Set down the data below from its first line to the line holding "dep_colors = [c", inclusive; omit all pictures.

= = = = = = =

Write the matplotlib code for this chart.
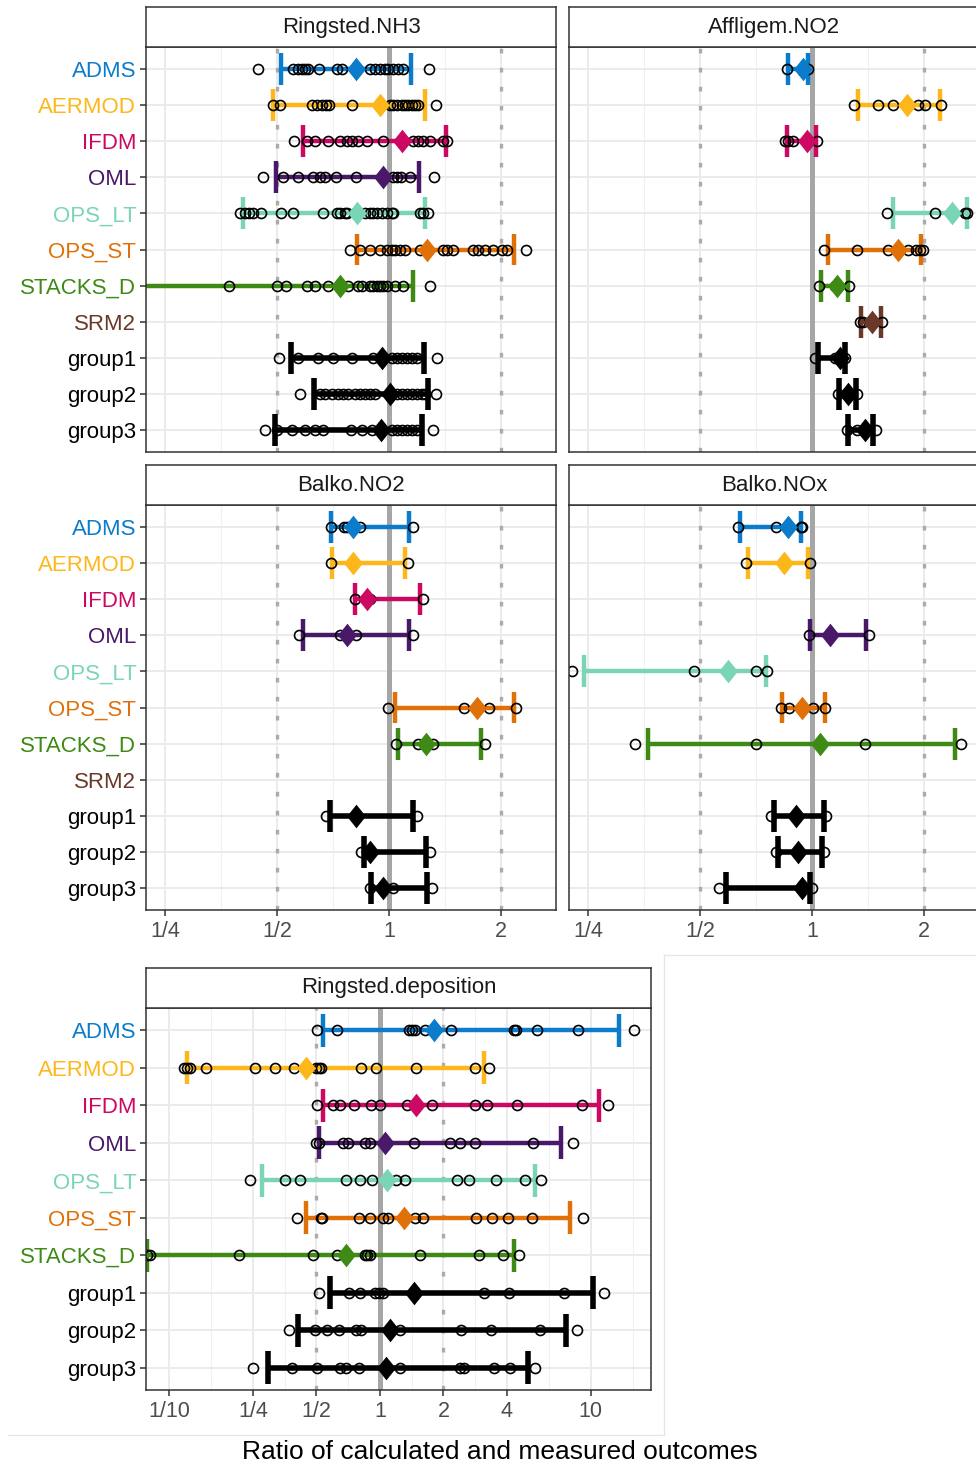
import numpy as np
import matplotlib
matplotlib.use("Agg")
import matplotlib.pyplot as plt
from matplotlib.path import Path
from matplotlib.lines import Line2D

plt.rcParams['font.family'] = ['Liberation Sans', 'DejaVu Sans']

# categories and colours
models = ["ADMS", "AERMOD", "IFDM", "OML", "OPS_LT", "OPS_ST", "STACKS_D",
          "SRM2", "group1", "group2", "group3"]
colors = ["#0B7BCB", "#FDB71A", "#CC0863", "#4A1868", "#7AD5B6", "#E07108",
          "#3D8A14", "#6A3828", "black", "black", "black"]
dep_models = [m for m in models if m != "SRM2"]
dep_colors = [c for m, c in zip(models, colors) if m != "SRM2"]

# ---- Ringsted.NH3 ----
nh3_points = [
    [0.445, 0.551, 0.57, 0.585, 0.595, 0.607, 0.648, 0.723, 0.746, 0.889, 0.917, 0.946, 0.975, 0.996, 1.027, 1.059, 1.093, 1.283],
    [0.487, 0.509, 0.62, 0.642, 0.659, 0.676, 0.691, 0.794, 1.006, 1.027, 1.049, 1.081, 1.104, 1.127, 1.151, 1.175, 1.199, 1.338],
    [0.556, 0.601, 0.632, 0.687, 0.738, 0.769, 0.794, 0.827, 0.871, 0.965, 1.162, 1.199, 1.236, 1.289, 1.4, 1.429],
    [0.459, 0.519, 0.57, 0.626, 0.652, 0.673, 0.72, 0.813, 1.027, 1.051, 1.077, 1.139, 1.321],
    [0.398, 0.41, 0.419, 0.432, 0.452, 0.512, 0.553, 0.666, 0.723, 0.738, 0.762, 0.769, 0.862, 0.889, 0.908, 0.927, 0.956, 0.986, 1.017, 1.027, 1.212, 1.236, 1.276],
    [0.786, 0.836, 0.889, 0.946, 0.986, 1.017, 1.038, 1.07, 1.104, 1.212, 1.4, 1.429, 1.489, 1.685, 1.738, 1.811, 1.908, 2.008, 2.072, 2.334],
    [0.12, 0.372, 0.499, 0.528, 0.601, 0.632, 0.687, 0.777, 0.827, 0.844, 0.889, 0.908, 0.927, 0.946, 0.965, 0.986, 1.038, 1.093, 1.289],
    [],
    [0.507, 0.57, 0.646, 0.707, 0.794, 0.908, 1.017, 1.049, 1.081, 1.116, 1.151, 1.187, 1.346],
    [0.576, 0.652, 0.673, 0.701, 0.73, 0.754, 0.777, 0.81, 0.836, 0.862, 0.889, 0.917, 1.049, 1.081, 1.116, 1.151, 1.187, 1.224, 1.249, 1.338],
    [0.464, 0.499, 0.548, 0.595, 0.632, 0.665, 0.791, 0.844, 0.898, 1.017, 1.049, 1.081, 1.116, 1.151, 1.187, 1.311],
]
nh3_mean = [0.815, 0.946, 1.081, 0.962, 0.819, 1.267, 0.738, None, 0.958, 1.003, 0.952]
nh3_lo = [0.513, 0.489, 0.586, 0.497, 0.405, 0.819, 0.15, None, 0.544, 0.629, 0.494]
nh3_hi = [1.144, 1.249, 1.423, 1.202, 1.249, 2.172, 1.162, None, 1.242, 1.276, 1.224]

# ---- Affligem.NO2 ----
aff_points = [
    [0.856, 0.94, 0.975],
    [1.298, 1.505, 1.652, 1.928, 2.008, 2.227],
    [0.847, 0.864, 0.886, 1.033],
    [],
    [1.592, 2.136, 2.572, 2.608],
    [1.079, 1.318, 1.601, 1.812, 1.908, 1.948, 1.988],
    [1.046, 1.15, 1.259],
    [1.344, 1.373, 1.538],
    [1.019, 1.15, 1.226],
    [1.172, 1.25, 1.318],
    [1.239, 1.318, 1.485],
]
aff_mean = [0.948, 1.794, 0.968, None, 2.383, 1.703, 1.169, 1.451, 1.189, 1.251, 1.387]
aff_lo = [0.861, 1.326, 0.856, None, 1.652, 1.106, 1.057, 1.353, 1.036, 1.183, 1.251]
aff_hi = [0.977, 2.204, 1.025, None, 2.608, 1.96, 1.251, 1.531, 1.226, 1.312, 1.46]

# ---- Balko.NO2 ----
bno2_points = [
    [0.698, 0.755, 0.771, 0.836, 1.157],
    [0.698, 0.8, 1.126],
    [0.808, 0.889, 1.235],
    [0.573, 0.739, 0.816, 1.162],
    [],
    [0.992, 1.588, 1.856, 2.187],
    [1.044, 1.193, 1.314, 1.806],
    [],
    [0.678, 0.82, 1.186],
    [0.841, 0.889, 1.287],
    [0.886, 1.027, 1.301],
]
bno2_mean = [0.798, 0.798, 0.872, 0.773, None, 1.723, 1.254, None, 0.816, 0.889, 0.965]
bno2_lo = [0.699, 0.704, 0.811, 0.586, None, 1.037, 1.055, None, 0.692, 0.854, 0.895]
bno2_hi = [1.131, 1.104, 1.211, 1.133, None, 2.16, 1.77, None, 1.157, 1.254, 1.266]

# ---- Balko.NOx ----
bnox_points = [
    [0.632, 0.798, 0.931, 0.94],
    [0.663, 0.986],
    [],
    [0.982, 1.421],
    [0.226, 0.482, 0.707, 0.755],
    [0.825, 0.868, 1.003, 1.086],
    [0.335, 0.707, 1.39, 2.511],
    [],
    [0.775, 1.093],
    [0.799, 1.075],
    [0.562, 1.0],
]
bnox_mean = [0.863, 0.841, None, 1.12, 0.596, 0.937, 1.048, None, 0.908, 0.918, 0.938]
bnox_lo = [0.641, 0.674, None, 0.99, 0.244, 0.831, 0.363, None, 0.788, 0.808, 0.588]
bnox_hi = [0.934, 0.975, None, 1.392, 0.752, 1.081, 2.424, None, 1.077, 1.06, 0.986]

# ---- Ringsted.deposition (no SRM2) ----
dep_points = [
    [0.501, 0.627, 1.369, 1.42, 1.472, 1.642, 2.168, 4.3, 4.43, 5.55, 8.73, 16.07],
    [0.118, 0.121, 0.126, 0.15, 0.256, 0.317, 0.391, 0.495, 0.513, 0.527, 0.815, 0.959, 1.489, 2.833, 3.274],
    [0.504, 0.6, 0.645, 0.757, 0.909, 0.998, 1.345, 1.767, 2.833, 3.217, 4.46, 9.06, 12.1],
    [0.495, 0.513, 0.669, 0.704, 0.854, 0.902, 1.445, 2.156, 2.386, 2.833, 5.34, 8.21],
    [0.242, 0.353, 0.417, 0.687, 0.808, 0.918, 1.197, 1.32, 2.32, 2.652, 3.561, 4.88, 5.8],
    [0.406, 0.523, 0.532, 0.794, 0.895, 1.035, 1.089, 1.472, 1.601, 2.862, 3.397, 4.045, 5.25, 9.22],
    [0.079, 0.081, 0.215, 0.483, 0.627, 0.845, 0.87, 0.895, 1.555, 2.935, 3.829, 4.59],
    [0.513, 0.712, 0.808, 0.952, 0.987, 1.035, 3.099, 4.115, 7.47, 11.59],
    [0.37, 0.49, 0.563, 0.643, 0.766, 0.815, 1.241, 2.423, 3.359, 5.75, 8.63],
    [0.251, 0.384, 0.501, 0.645, 0.687, 0.794, 1.241, 2.405, 2.493, 3.456, 4.147, 5.45],
]
dep_mean = [1.797, 0.444, 1.484, 1.062, 1.081, 1.296, 0.687, 1.456, 1.113, 1.07]
dep_lo = [0.539, 0.121, 0.536, 0.513, 0.277, 0.444, 0.0785, 0.577, 0.408, 0.294]
dep_hi = [13.63, 3.099, 10.97, 7.23, 5.45, 7.97, 4.33, 10.28, 7.63, 5.01]

top_ticks = [0.25, 0.5, 1, 2]
top_labels = ["1/4", "1/2", "1", "2"]
dep_ticks = [0.1, 0.25, 0.5, 1, 2, 4, 10]
dep_labels = ["1/10", "1/4", "1/2", "1", "2", "4", "10"]

W, H = 976, 1466
fig = plt.figure(figsize=(W / 100, H / 100), dpi=100)

diamond = Path([(0, 1), (0.8, 0), (0, -1), (-0.8, 0), (0, 1)],
               [Path.MOVETO, Path.LINETO, Path.LINETO, Path.LINETO, Path.CLOSEPOLY])


def box(x0, y0, x1, y1):
    return [x0 / W, 1 - y1 / H, (x1 - x0) / W, (y1 - y0) / H]


def strip(x0, y0, x1, y1, title):
    s = fig.add_axes(box(x0, y0, x1, y1))
    s.set_xticks([]); s.set_yticks([])
    for sp in s.spines.values():
        sp.set_color("#333333"); sp.set_linewidth(1.1)
    s.text(0.5, 0.5, title, ha="center", va="center", fontsize=16, color="#1A1A1A")


def panel(rect, title, cats, cols, points, mean, lo, hi, xlim, ticks, labels,
          show_x, show_y):
    ax = fig.add_axes(box(*rect))
    strip(rect[0], rect[1] - 40, rect[2], rect[1], title)
    n = len(cats)
    ax.set_xscale("log", base=2)
    ax.set_xlim(*xlim)
    ax.set_ylim(n - 1 + 0.6, -0.6)
    # grid
    lt = np.log2(ticks)
    minor = list((lt[:-1] + lt[1:]) / 2) + [lt[-1] + (lt[-1] - lt[-2]) / 2]
    for m in minor:
        ax.axvline(2 ** m, color="#F0F0F0", lw=0.8, zorder=0.5)
    for t in ticks:
        ax.axvline(t, color="#EBEBEB", lw=1.4, zorder=0.6)
    for i in range(n):
        ax.axhline(i, color="#EBEBEB", lw=1.4, zorder=0.6)
    ax.axvline(1, color="#A6A6A6", lw=3.6, zorder=1)
    for v in (0.5, 2):
        ax.axvline(v, color="#ABABAB", lw=2.4, dashes=(1.4, 4.3),
                   dash_capstyle="butt", zorder=1)
    for i in range(n):
        if mean[i] is None:
            continue
        c = cols[i]
        lw = 4.0 if c == "black" else 3.2
        ax.plot([lo[i], hi[i]], [i, i], color=c, lw=lw, solid_capstyle="butt", zorder=2)
        ax.vlines([lo[i], hi[i]], i - 0.44, i + 0.44, color=c, lw=lw, zorder=2)
        ax.plot(points[i], [i] * len(points[i]), "o", ms=7.2, mfc="none",
                mec="black", mew=1.2, zorder=3)
        ax.plot([mean[i]], [i], marker=diamond, ms=17, color=c, mec="none", zorder=4)
    ax.set_yticks(range(n))
    if show_y:
        ax.set_yticklabels(cats, fontsize=16)
        for lab, c in zip(ax.get_yticklabels(), cols):
            lab.set_color(c)
        ax.tick_params(axis="y", length=4, width=1.1, color="#333333", pad=3)
    else:
        ax.set_yticklabels([])
        ax.tick_params(axis="y", length=0)
    ax.set_xticks(ticks)
    ax.set_xticks([], minor=True)
    if show_x:
        ax.set_xticklabels(labels, fontsize=15.5, color="#4D4D4D")
        ax.tick_params(axis="x", length=4, width=1.1, color="#333333", pad=4)
    else:
        ax.set_xticklabels([])
        ax.tick_params(axis="x", length=0)
    for sp in ax.spines.values():
        sp.set_color("#333333"); sp.set_linewidth(1.1)
        sp.set_zorder(5)
    return ax


top_xlim = (2 ** -2.17, 2 ** 1.49)
dep_xlim = (2 ** -3.685, 2 ** 4.27)

panel((146, 47, 556, 452), "Ringsted.NH3", models, colors, nh3_points, nh3_mean,
      nh3_lo, nh3_hi, top_xlim, top_ticks, top_labels, False, True)
panel((569, 47, 979, 452), "Affligem.NO2", models, colors, aff_points, aff_mean,
      aff_lo, aff_hi, top_xlim, top_ticks, top_labels, False, False)
panel((146, 505, 556, 910), "Balko.NO2", models, colors, bno2_points, bno2_mean,
      bno2_lo, bno2_hi, top_xlim, top_ticks, top_labels, True, True)
panel((569, 505, 979, 910), "Balko.NOx", models, colors, bnox_points, bnox_mean,
      bnox_lo, bnox_hi, top_xlim, top_ticks, top_labels, True, False)
panel((146, 1008, 651, 1390), "Ringsted.deposition", dep_models, dep_colors,
      dep_points, dep_mean, dep_lo, dep_hi, dep_xlim, dep_ticks, dep_labels, True, True)

# faint frame of the lower sub-figure
frame_kw = dict(color="#E6E6E6", lw=1.0, transform=fig.transFigure)
fig.add_artist(Line2D([8 / W, 664 / W], [1 - 1435 / H, 1 - 1435 / H], **frame_kw))
fig.add_artist(Line2D([664 / W, 664 / W], [1 - 955 / H, 1 - 1435 / H], **frame_kw))
fig.add_artist(Line2D([664 / W, 1], [1 - 955 / H, 1 - 955 / H], **frame_kw))

fig.text(500 / W, 1 - 1452 / H, "Ratio of calculated and measured outcomes",
         ha="center", va="center", fontsize=19, color="black")

fig.savefig("out.png", dpi=100)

= = = = = = =

■ **Answer to this exercise**
Write the matplotlib code for this chart.
import numpy as np
import matplotlib
matplotlib.use("Agg")
import matplotlib.pyplot as plt
from matplotlib.path import Path
from matplotlib.lines import Line2D

plt.rcParams['font.family'] = ['Liberation Sans', 'DejaVu Sans']

# categories and colours
models = ["ADMS", "AERMOD", "IFDM", "OML", "OPS_LT", "OPS_ST", "STACKS_D",
          "SRM2", "group1", "group2", "group3"]
colors = ["#0B7BCB", "#FDB71A", "#CC0863", "#4A1868", "#7AD5B6", "#E07108",
          "#3D8A14", "#6A3828", "black", "black", "black"]
dep_models = [m for m in models if m != "SRM2"]
dep_colors = [c for m, c in zip(models, colors) if m != "SRM2"]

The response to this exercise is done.